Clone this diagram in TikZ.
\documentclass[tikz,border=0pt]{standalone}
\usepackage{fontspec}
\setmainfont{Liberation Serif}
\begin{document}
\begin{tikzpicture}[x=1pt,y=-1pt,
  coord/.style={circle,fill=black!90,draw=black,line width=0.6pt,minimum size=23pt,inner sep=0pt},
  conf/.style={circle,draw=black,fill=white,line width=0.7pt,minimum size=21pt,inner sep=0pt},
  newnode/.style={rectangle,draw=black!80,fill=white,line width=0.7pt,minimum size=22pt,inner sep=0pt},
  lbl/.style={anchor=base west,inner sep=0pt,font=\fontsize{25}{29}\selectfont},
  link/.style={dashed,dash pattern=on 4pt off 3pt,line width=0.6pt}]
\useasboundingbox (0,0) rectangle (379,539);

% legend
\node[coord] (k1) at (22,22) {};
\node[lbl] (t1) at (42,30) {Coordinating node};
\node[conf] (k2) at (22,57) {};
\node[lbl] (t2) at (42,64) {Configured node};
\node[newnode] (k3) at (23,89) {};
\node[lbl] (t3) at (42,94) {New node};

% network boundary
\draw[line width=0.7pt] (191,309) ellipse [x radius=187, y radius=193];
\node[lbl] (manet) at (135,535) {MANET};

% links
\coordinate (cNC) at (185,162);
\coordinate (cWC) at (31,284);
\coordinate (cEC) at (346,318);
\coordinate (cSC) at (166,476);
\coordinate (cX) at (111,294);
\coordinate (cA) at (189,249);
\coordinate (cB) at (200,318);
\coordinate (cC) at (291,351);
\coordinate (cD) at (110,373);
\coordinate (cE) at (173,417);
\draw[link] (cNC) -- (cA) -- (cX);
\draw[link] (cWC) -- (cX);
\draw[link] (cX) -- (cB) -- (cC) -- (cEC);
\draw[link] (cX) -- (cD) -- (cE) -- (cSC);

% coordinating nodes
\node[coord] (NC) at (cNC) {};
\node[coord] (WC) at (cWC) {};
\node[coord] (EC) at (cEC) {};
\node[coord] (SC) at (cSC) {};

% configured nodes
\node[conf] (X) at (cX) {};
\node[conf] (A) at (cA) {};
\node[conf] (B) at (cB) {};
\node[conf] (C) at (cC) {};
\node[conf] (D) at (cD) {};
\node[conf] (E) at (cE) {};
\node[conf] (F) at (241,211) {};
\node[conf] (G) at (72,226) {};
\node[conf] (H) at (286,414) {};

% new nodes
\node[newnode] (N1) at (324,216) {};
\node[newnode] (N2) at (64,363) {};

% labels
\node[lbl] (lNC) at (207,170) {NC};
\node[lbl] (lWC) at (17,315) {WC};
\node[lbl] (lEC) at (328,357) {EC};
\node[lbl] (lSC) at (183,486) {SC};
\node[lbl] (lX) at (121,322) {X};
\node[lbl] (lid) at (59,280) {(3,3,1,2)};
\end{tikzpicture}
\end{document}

◇ ◇ ◇ ◇ ◇ ◇ ◇

* Instructions for the task: Look at the material above and copy, word for word, its lines from the first through the one containing "(manet) at (135,535)".

* Output for this exercise:
Clone this diagram in TikZ.
\documentclass[tikz,border=0pt]{standalone}
\usepackage{fontspec}
\setmainfont{Liberation Serif}
\begin{document}
\begin{tikzpicture}[x=1pt,y=-1pt,
  coord/.style={circle,fill=black!90,draw=black,line width=0.6pt,minimum size=23pt,inner sep=0pt},
  conf/.style={circle,draw=black,fill=white,line width=0.7pt,minimum size=21pt,inner sep=0pt},
  newnode/.style={rectangle,draw=black!80,fill=white,line width=0.7pt,minimum size=22pt,inner sep=0pt},
  lbl/.style={anchor=base west,inner sep=0pt,font=\fontsize{25}{29}\selectfont},
  link/.style={dashed,dash pattern=on 4pt off 3pt,line width=0.6pt}]
\useasboundingbox (0,0) rectangle (379,539);

% legend
\node[coord] (k1) at (22,22) {};
\node[lbl] (t1) at (42,30) {Coordinating node};
\node[conf] (k2) at (22,57) {};
\node[lbl] (t2) at (42,64) {Configured node};
\node[newnode] (k3) at (23,89) {};
\node[lbl] (t3) at (42,94) {New node};

% network boundary
\draw[line width=0.7pt] (191,309) ellipse [x radius=187, y radius=193];
\node[lbl] (manet) at (135,535) {MANET};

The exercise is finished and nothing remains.